Protecting Against Non-Runners
Timing your bets closer to race time reduces non-runner exposure. Most withdrawals are announced in the hours before racing, with final declarations closing the previous day for major meetings. Betting after these deadlines eliminates uncertainty about participation, though it may mean missing early prices or enhanced place terms on fixed-odds alternatives.
Assessing field stability before betting helps identify vulnerable runners. Horses making seasonal debuts, returning from injury, or trained by handlers known for late withdrawals carry higher non-runner risk. Ground-dependent runners facing uncertain conditions might withdraw if the going changes. Factoring this uncertainty into your selection process reduces the likelihood of disruption.
Reserve selections provide contingency without requiring additional stake. If your analysis identifies a fifth horse that could substitute for any of your four main selections, you can restructure your bet quickly if a non-runner is announced. This mental preparation enables rapid decision-making when time is limited.
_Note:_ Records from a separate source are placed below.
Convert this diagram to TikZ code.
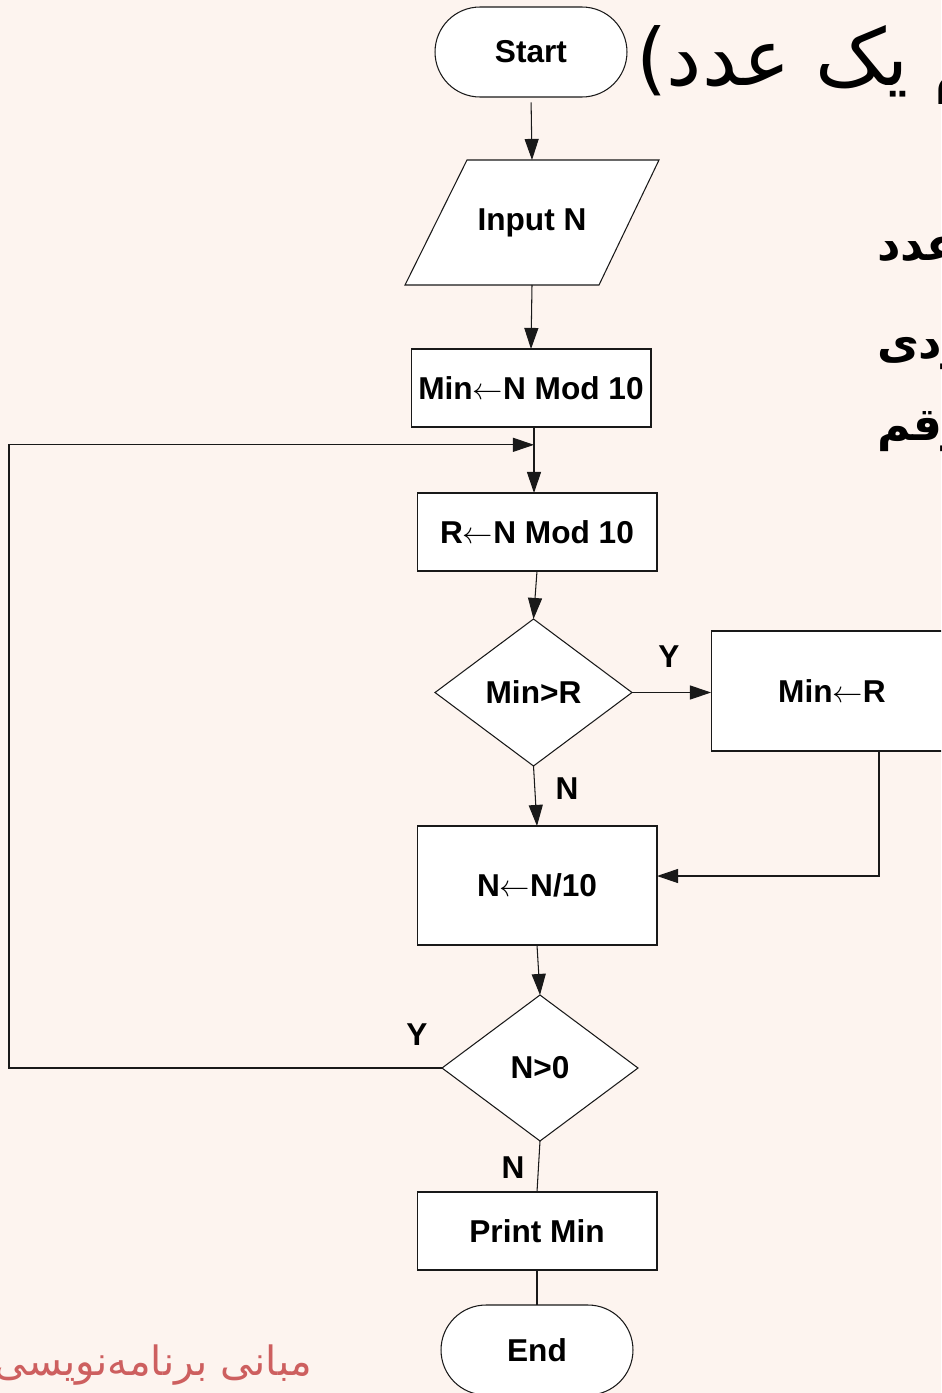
\documentclass[tikz,border=0pt]{standalone}
\usepackage{fontspec}
\setmainfont{Liberation Sans}
\newfontfamily\arabicfont[Script=Arabic]{DejaVu Sans}
\newfontfamily\plainsans{DejaVu Sans}
\TeXXeTstate=1
\usetikzlibrary{shapes.geometric,shapes.misc,arrows.meta,calc}
\definecolor{slidebg}{RGB}{253,244,239}
\definecolor{linegray}{RGB}{25,25,25}
\definecolor{footred}{RGB}{205,95,95}

\begin{document}
\begin{tikzpicture}[x=0.02cm,y=-0.02cm,
  every node/.style={font=\fontsize{18}{20}\selectfont\bfseries, inner sep=0pt, outer sep=0pt},
  shapeline/.style={draw=linegray, fill=white, line width=0.6pt},
  box/.style={shapeline, minimum width=4.8cm, minimum height=1.56cm},
  term/.style={shapeline, rounded rectangle, minimum width=3.84cm, minimum height=1.8cm},
  decide/.style={shapeline, diamond, minimum width=3.94cm, minimum height=2.94cm},
  flow/.style={draw=linegray, line width=0.6pt, -{Triangle[length=12pt,width=8pt]}},
  link/.style={draw=linegray, line width=0.6pt},
  tag/.style={font=\fontsize{18}{20}\selectfont\bfseries},
  persian/.style={font=\arabicfont\fontsize{45}{50}\selectfont},
  persianbold/.style={font=\arabicfont\bfseries\fontsize{26}{30}\selectfont},
  footer/.style={text=footred, font=\arabicfont\fontsize{23}{28}\selectfont}
]
\useasboundingbox (0,0) rectangle (941,1393);
\clip (0,0) rectangle (941,1393);
\fill[slidebg] (0,0) rectangle (941,1393);

% slide text behind the chart
\node[persian, anchor=base west] (title) at (636,85) {{\plainsans (}\beginR رقم یک عدد\endR};
\node[persianbold, anchor=base west] (q1) at (877,260) {\beginR یک عدد\endR};
\node[persianbold, anchor=base west] (q2) at (877,358) {\beginR از ورودی\endR};
\node[persianbold, anchor=base west] (q3) at (877,440) {\beginR کوچکترین رقم\endR};
\node[footer, anchor=base east] (foot) at (312,1375) {\beginR مبانی برنامه‌نویسی\endR};

% flowchart nodes
\node[term] (start) at (531,52) {Start};
\path[shapeline] (467,160) -- (659,160) -- (599,285) -- (405,285) -- cycle;
\node[minimum width=5.08cm, minimum height=2.5cm] (input) at (532,222.5) {Input N};
\node[box] (m1) at (531,388) {Min$\leftarrow$N Mod 10};
\node[box] (r) at (537,532) {R$\leftarrow$N Mod 10};
\node[decide] (d1) at (533.5,692.5) {Min>R};
\node[box, minimum width=4.84cm, minimum height=2.4cm] (mr) at (832,691) {Min$\leftarrow$R};
\node[box, minimum height=2.38cm] (n10) at (537,885.5) {N$\leftarrow$N/10};
\node[decide, minimum width=3.92cm, minimum height=2.92cm] (d2) at (540,1068) {N>0};
\node[box] (pm) at (537,1231) {Print Min};
\node[term, minimum width=3.84cm] (end) at (537,1350) {End};

% branch labels
\node[tag] (ylab1) at (669,657) {Y};
\node[tag] (nlab1) at (567,789) {N};
\node[tag] (ylab2) at (417,1035) {Y};
\node[tag] (nlab2) at (513,1168) {N};

% connectors
\coordinate (mid) at ($(m1.south)!0.5!(r.north)$);
\coordinate (join) at ($(m1.south -| mid)!0.27!(r.north -| mid)$);
\draw[flow, shorten <=3pt] (start.south) -- (input.north);
\draw[flow] (input.south) -- (m1.north);
\draw[flow] (m1.south -| mid) -- (r.north -| mid);
\draw[flow] (r.south) -- (d1.north);
\draw[flow] (d1.east) -- (d1.east -| mr.west);
\draw[flow] (d1.south) -- (n10.north);
\draw[flow] ([xshift=0.94cm]mr.south) |- ([yshift=0.19cm]n10.east);
\draw[flow] (n10.south) -- (d2.north);
\draw[flow] (d2.west) -- ++(-433,0) |- (join);
\draw[link] (d2.south) -- (pm.north);
\draw[link] (pm.south) -- (end.north);
\end{tikzpicture}
\end{document}
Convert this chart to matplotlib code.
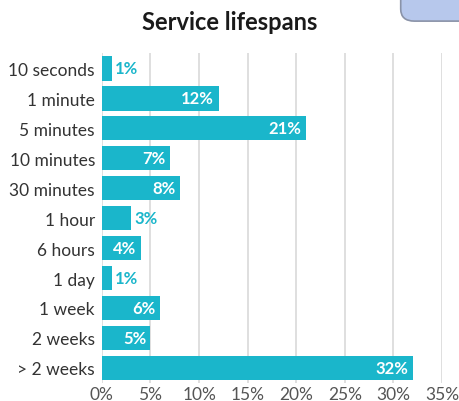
import matplotlib
matplotlib.use("Agg")
import matplotlib.pyplot as plt
from matplotlib.patches import FancyBboxPatch

categories = ["10 seconds", "1 minute", "5 minutes", "10 minutes", "30 minutes",
              "1 hour", "6 hours", "1 day", "1 week", "2 weeks", "> 2 weeks"]
values = [1, 12, 21, 7, 8, 3, 4, 1, 6, 5, 32]
xticks = [0, 5, 10, 15, 20, 25, 30, 35]

teal = "#1ab6cb"
plt.rcParams['font.family'] = ['Lato', 'DejaVu Sans']

fig = plt.figure(figsize=(4.59, 4.02), dpi=100)
ax = fig.add_axes([0.222, 0.045, 0.741, 0.82])

y = list(range(len(categories)))
ax.barh(y, values, height=0.82, color=teal, zorder=3)
ax.set_ylim(len(categories) - 0.5, -0.5)
ax.set_xlim(0, 35)
ax.set_xticks(xticks)
ax.set_xticklabels([f"{t}%" for t in xticks], fontsize=12.5, color="#555555")
ax.set_yticks(y)
ax.set_yticklabels(categories, fontsize=12.5, color="#333333")
ax.tick_params(length=0, pad=5)
ax.tick_params(axis='x', pad=2)
for s in ax.spines.values():
    s.set_visible(False)
ax.xaxis.grid(True, color="#dcdcdc", linewidth=1.3, zorder=0)

for yi, v in zip(y, values):
    if v >= 4:
        ax.text(v - 0.45, yi, f"{v}%", ha="right", va="center", color="white",
                fontsize=12, fontweight="bold", zorder=4)
    else:
        ax.text(v + 0.35, yi, f"{v}%", ha="left", va="center", color=teal,
                fontsize=12, fontweight="bold", zorder=4)

fig.text(0.5, 0.945, "Service lifespans", ha="center", va="center",
         fontsize=17, fontweight="bold", color="#1a1a1a")

box = FancyBboxPatch((0.873, 0.945), 0.2, 0.1, boxstyle="round,pad=0,rounding_size=0.03",
                     transform=fig.transFigure, facecolor="#b7c8ec", edgecolor="#8a93a8",
                     linewidth=1.2, figure=fig)
fig.patches.append(box)

fig.savefig("out.png", dpi=100)
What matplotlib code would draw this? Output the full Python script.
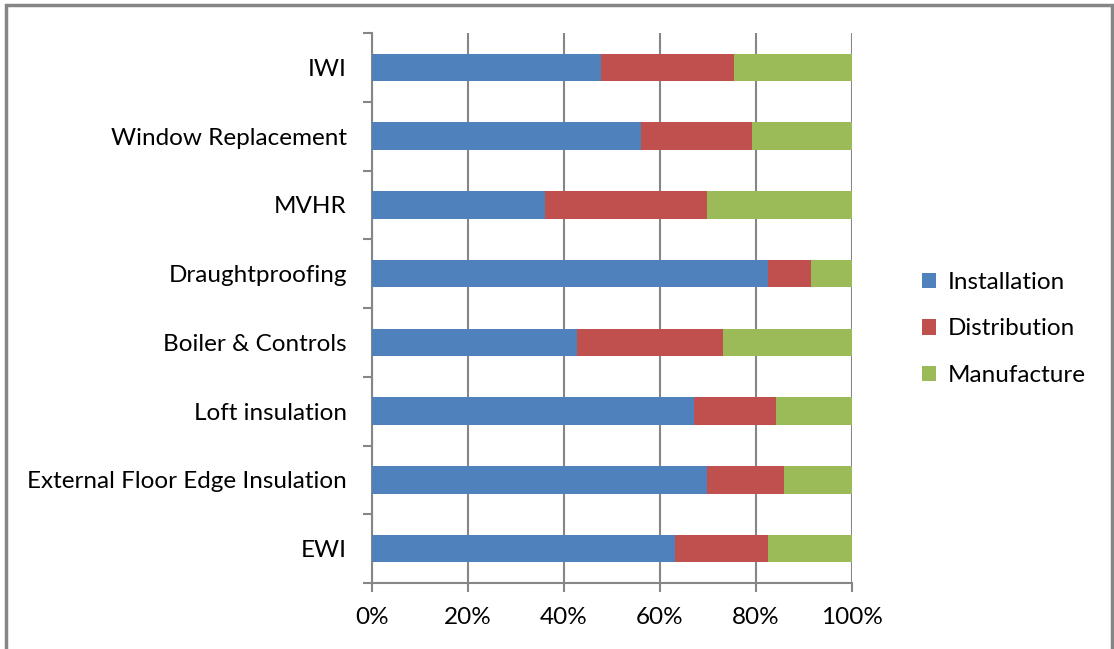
import numpy as np
import matplotlib.pyplot as plt
from matplotlib.patches import Rectangle
from matplotlib.ticker import FixedLocator, PercentFormatter

# categories bottom -> top
measures = ['EWI', 'External Floor Edge Insulation', 'Loft insulation',
            'Boiler & Controls', 'Draughtproofing', 'MVHR',
            'Window Replacement', 'IWI']
installation = [63.1, 69.7, 67.0, 42.8, 82.6, 36.1, 56.0, 47.8]
distribution = [19.5, 16.1, 17.1, 30.3, 8.8, 33.6, 23.1, 27.6]
manufacture = [17.4, 14.2, 15.9, 26.9, 8.6, 30.3, 20.9, 24.6]

series = ['Installation', 'Distribution', 'Manufacture']
colors = ['#4F81BD', '#C0504D', '#9BBB59']
grey = '#868686'

plt.rcParams['font.family'] = ['Lato', 'DejaVu Sans']

fig = plt.figure(figsize=(11.14, 6.49), dpi=100)
ax = fig.add_axes([372 / 1114, 1 - 583 / 649, 480 / 1114, 550 / 649])

y = np.arange(len(measures))
left = np.zeros(len(measures))
for name, vals, c in zip(series, [installation, distribution, manufacture], colors):
    ax.barh(y, vals, left=left, height=0.4, color=c, label=name, zorder=3)
    left += np.array(vals)

ax.set_xlim(0, 100)
ax.set_ylim(-0.5, len(measures) - 0.5)
ax.set_xticks(np.arange(0, 101, 20))
ax.xaxis.set_major_formatter(PercentFormatter(decimals=0))
ax.set_yticks(y)
ax.set_yticklabels(measures)
ax.yaxis.set_minor_locator(FixedLocator(np.arange(-0.5, len(measures), 1)))

ax.grid(axis='x', color=grey, linewidth=1.5, zorder=0)
for s in ['top', 'right']:
    ax.spines[s].set_visible(False)
for s in ['left', 'bottom']:
    ax.spines[s].set_color(grey)
    ax.spines[s].set_linewidth(1.5)

fs = 17.5
ax.tick_params(axis='y', which='major', length=0, pad=18, labelsize=fs)
ax.tick_params(axis='y', which='minor', length=6.5, width=1.5, color=grey)
ax.tick_params(axis='x', length=6.5, width=1.5, color=grey, pad=11, labelsize=fs)

ax.legend(loc='center left', bbox_to_anchor=(1.1, 0.462), frameon=False,
          fontsize=fs, handlelength=0.6, handleheight=0.6,
          handletextpad=0.45, labelspacing=1.05)

# outer chart border
fig.patches.append(Rectangle((6 / 1114, -0.05), 1106 / 1114, 1.05 - 5 / 649,
                             transform=fig.transFigure, fill=False,
                             edgecolor=grey, linewidth=2.5))

fig.savefig('out.png', dpi=100)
For major festival races where non-runners are less likely due to the significance of the occasion, earlier betting may offer better value despite the theoretical withdrawal risk. Trainers prepare specifically for Cheltenham or Royal Ascot targets; they rarely withdraw fit horses from these meetings. Assessing the context helps calibrate non-runner probability appropriately.
Monitoring racecourse social media and official announcements provides early warning of potential issues. Horses that miss morning gallops, display minor health concerns at declarations, or face doubtful ground conditions often telegraph withdrawal risk before official confirmation. This intelligence allows you to delay betting until certainty improves or to adjust selections accordingly.